I agree with pocket viking. You need look out for your safety in this crazy world. Honestly this guy doesn't sound safe.


----------



## Tude (Apr 15, 2017)

I dunno either but if babe has been adopted - and it is really cool that you are in touch with them with pics and you are fine with all then that should be good. If father is out of pic then nm. meh perhaps someday he might try and find out but in the meantime you are you and have are in touch with babe.


----------



## Shwhiskey Gumimaci (Apr 15, 2017)

This is something no amount of advice from this online community can really give you an answer to. Not really, at least. I think you probably know what you need to do. And I don't know you or your baby daddy, so I don't know what the proper solution is. But this is a personal issue none of us here can give you the answers to. People could give you their opinions all day, but that doesn't change the fact that the choice and consequences lie solely with you.


----------



## Tude (Apr 15, 2017)

Shwhiskey Gumimaci said:


> This is something no amount of advice from this online community can really give you an answer to. Not really, at least. I think you probably know what you need to do. And I don't know you or your baby daddy, so I don't know what the proper solution is. But this is a personal issue none of us here can give you the answers to. People could give you their opinions all day, but that doesn't change the fact that the choice and consequences lie solely with you.



Very true - we are a traveling community and not a counseling area - should have seen this early but really do seek legal help and I do hope you get your issues resolved.


----------



## N0MAD (Apr 19, 2017)

So this is my 2 pennies. 
Did daddy know you were pregnant? if he didn't then i'd suggest you leave it as is. No need to kick that nest. If he did then he may be around in the future if he decides he wants to be part of it's life, which as it's adopted will be slim to nil. 
i'd seek some legal advice just to be on the safe side. 

Stay safe


----------



## spectacular (Apr 19, 2017)

Thanks yeah dad did not know. The temptation arises for want of a family or the kid to know where he came from but oh well.


----------



## N0MAD (Apr 23, 2017)

spectacular said:


> Thanks yeah dad did not know. The temptation arises for want of a family or the kid to know where he came from but oh well.

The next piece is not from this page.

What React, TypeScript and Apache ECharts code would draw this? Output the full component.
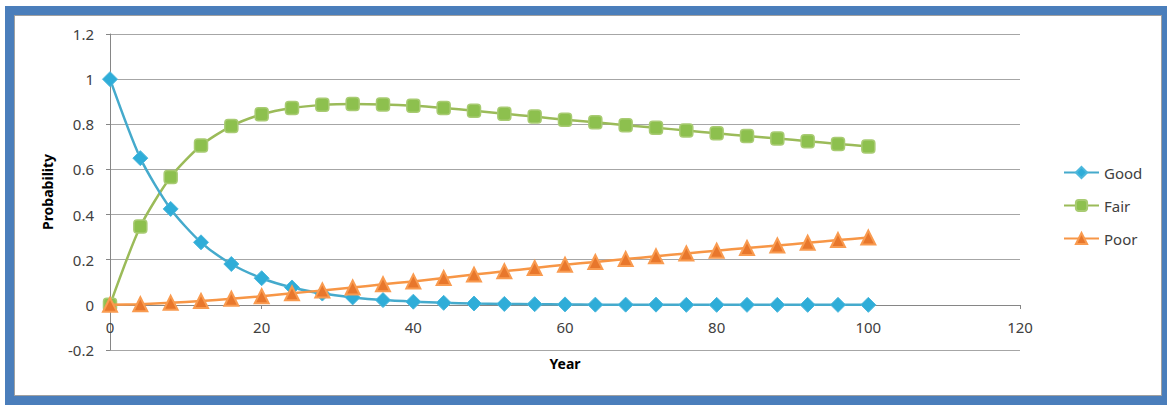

If you're keeping in touch with the adopted parents and there's no reason that you couldn't keep in touch -all be it at a distance- with the adoptive parents. Then at such a time when they/baby are ready they could get in touch.


----------



## spectacular (Apr 25, 2017)

City Nomad said:


> If you're keeping in touch with the adopted parents and there's no reason that you couldn't keep in touch -all be it at a distance- with the adoptive parents. Then at such a time when they/baby are ready they could get in touch.



I might. I would talk to him first I guess... Maybe if I saw him. That's a good plan though. They would have to be the judges of whether he was involved.


----------